## DATASET ENTRIES:
# # # # # # #

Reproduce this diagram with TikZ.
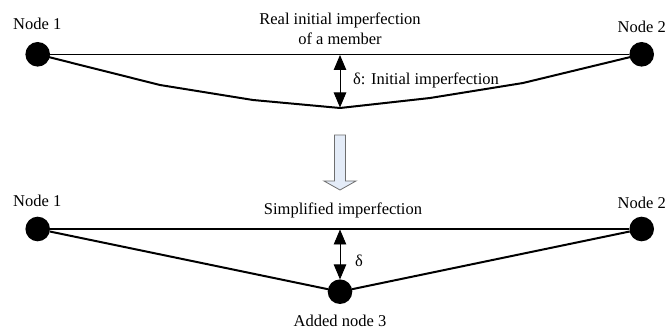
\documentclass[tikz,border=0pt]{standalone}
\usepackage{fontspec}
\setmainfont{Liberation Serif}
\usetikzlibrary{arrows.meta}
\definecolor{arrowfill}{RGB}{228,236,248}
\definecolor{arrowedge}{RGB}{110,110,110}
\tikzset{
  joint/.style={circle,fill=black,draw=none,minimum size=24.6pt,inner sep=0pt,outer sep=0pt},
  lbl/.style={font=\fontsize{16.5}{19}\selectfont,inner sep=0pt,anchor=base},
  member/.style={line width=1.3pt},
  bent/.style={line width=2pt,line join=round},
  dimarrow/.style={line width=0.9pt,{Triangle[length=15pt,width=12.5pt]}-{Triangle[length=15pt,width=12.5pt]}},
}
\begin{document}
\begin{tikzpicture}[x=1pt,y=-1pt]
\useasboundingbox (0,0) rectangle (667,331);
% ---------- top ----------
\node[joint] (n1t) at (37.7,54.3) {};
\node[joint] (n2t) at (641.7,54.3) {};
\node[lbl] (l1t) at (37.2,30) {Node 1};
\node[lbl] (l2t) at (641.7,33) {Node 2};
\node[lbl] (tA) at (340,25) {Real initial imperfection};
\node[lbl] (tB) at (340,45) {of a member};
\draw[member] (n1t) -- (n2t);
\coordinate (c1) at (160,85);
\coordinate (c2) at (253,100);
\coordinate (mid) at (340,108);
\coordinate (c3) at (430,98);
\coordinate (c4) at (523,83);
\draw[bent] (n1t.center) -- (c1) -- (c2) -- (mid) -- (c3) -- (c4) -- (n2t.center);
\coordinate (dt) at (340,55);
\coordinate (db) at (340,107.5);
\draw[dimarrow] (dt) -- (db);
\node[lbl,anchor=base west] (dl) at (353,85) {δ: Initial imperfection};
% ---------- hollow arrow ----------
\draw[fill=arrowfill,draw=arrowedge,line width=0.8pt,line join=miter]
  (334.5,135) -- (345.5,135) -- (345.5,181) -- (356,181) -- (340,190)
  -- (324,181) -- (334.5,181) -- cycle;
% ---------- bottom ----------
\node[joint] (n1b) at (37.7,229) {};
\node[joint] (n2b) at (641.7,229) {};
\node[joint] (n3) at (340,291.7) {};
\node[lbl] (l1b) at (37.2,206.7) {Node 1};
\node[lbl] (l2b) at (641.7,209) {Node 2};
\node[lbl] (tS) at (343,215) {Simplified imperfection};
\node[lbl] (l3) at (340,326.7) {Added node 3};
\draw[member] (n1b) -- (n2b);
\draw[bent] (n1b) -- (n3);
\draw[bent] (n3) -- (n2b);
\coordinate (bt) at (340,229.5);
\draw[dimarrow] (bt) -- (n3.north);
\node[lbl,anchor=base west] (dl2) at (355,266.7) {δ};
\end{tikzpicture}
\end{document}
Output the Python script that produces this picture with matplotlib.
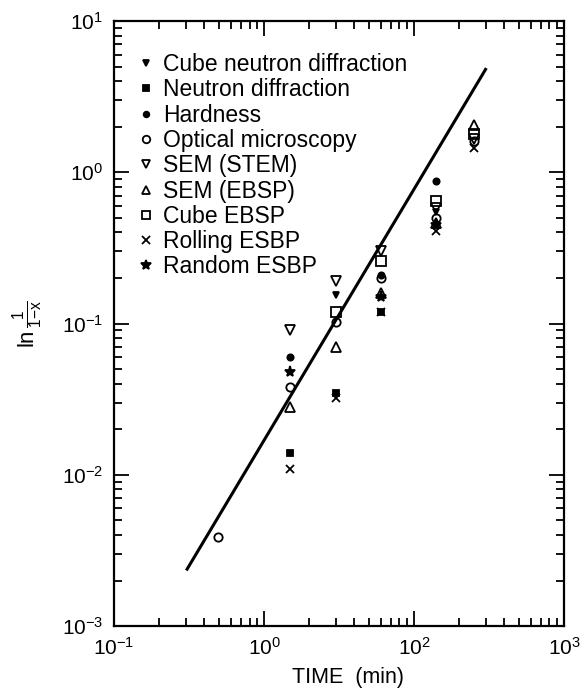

# # # # # # #

## TASK OBJECTIVE:
Extract all the data above exactly, excluding every picture.

## RESPONSE TO THIS TASK:
Reproduce this diagram with TikZ.
\documentclass[tikz,border=0pt]{standalone}
\usepackage{fontspec}
\setmainfont{Liberation Serif}
\usetikzlibrary{arrows.meta}
\definecolor{arrowfill}{RGB}{228,236,248}
\definecolor{arrowedge}{RGB}{110,110,110}
\tikzset{
  joint/.style={circle,fill=black,draw=none,minimum size=24.6pt,inner sep=0pt,outer sep=0pt},
  lbl/.style={font=\fontsize{16.5}{19}\selectfont,inner sep=0pt,anchor=base},
  member/.style={line width=1.3pt},
  bent/.style={line width=2pt,line join=round},
  dimarrow/.style={line width=0.9pt,{Triangle[length=15pt,width=12.5pt]}-{Triangle[length=15pt,width=12.5pt]}},
}
\begin{document}
\begin{tikzpicture}[x=1pt,y=-1pt]
\useasboundingbox (0,0) rectangle (667,331);
% ---------- top ----------
\node[joint] (n1t) at (37.7,54.3) {};
\node[joint] (n2t) at (641.7,54.3) {};
\node[lbl] (l1t) at (37.2,30) {Node 1};
\node[lbl] (l2t) at (641.7,33) {Node 2};
\node[lbl] (tA) at (340,25) {Real initial imperfection};
\node[lbl] (tB) at (340,45) {of a member};
\draw[member] (n1t) -- (n2t);
\coordinate (c1) at (160,85);
\coordinate (c2) at (253,100);
\coordinate (mid) at (340,108);
\coordinate (c3) at (430,98);
\coordinate (c4) at (523,83);
\draw[bent] (n1t.center) -- (c1) -- (c2) -- (mid) -- (c3) -- (c4) -- (n2t.center);
\coordinate (dt) at (340,55);
\coordinate (db) at (340,107.5);
\draw[dimarrow] (dt) -- (db);
\node[lbl,anchor=base west] (dl) at (353,85) {δ: Initial imperfection};
% ---------- hollow arrow ----------
\draw[fill=arrowfill,draw=arrowedge,line width=0.8pt,line join=miter]
  (334.5,135) -- (345.5,135) -- (345.5,181) -- (356,181) -- (340,190)
  -- (324,181) -- (334.5,181) -- cycle;
% ---------- bottom ----------
\node[joint] (n1b) at (37.7,229) {};
\node[joint] (n2b) at (641.7,229) {};
\node[joint] (n3) at (340,291.7) {};
\node[lbl] (l1b) at (37.2,206.7) {Node 1};
\node[lbl] (l2b) at (641.7,209) {Node 2};
\node[lbl] (tS) at (343,215) {Simplified imperfection};
\node[lbl] (l3) at (340,326.7) {Added node 3};
\draw[member] (n1b) -- (n2b);
\draw[bent] (n1b) -- (n3);
\draw[bent] (n3) -- (n2b);
\coordinate (bt) at (340,229.5);
\draw[dimarrow] (bt) -- (n3.north);
\node[lbl,anchor=base west] (dl2) at (355,266.7) {δ};
\end{tikzpicture}
\end{document}
Output the Python script that produces this picture with matplotlib.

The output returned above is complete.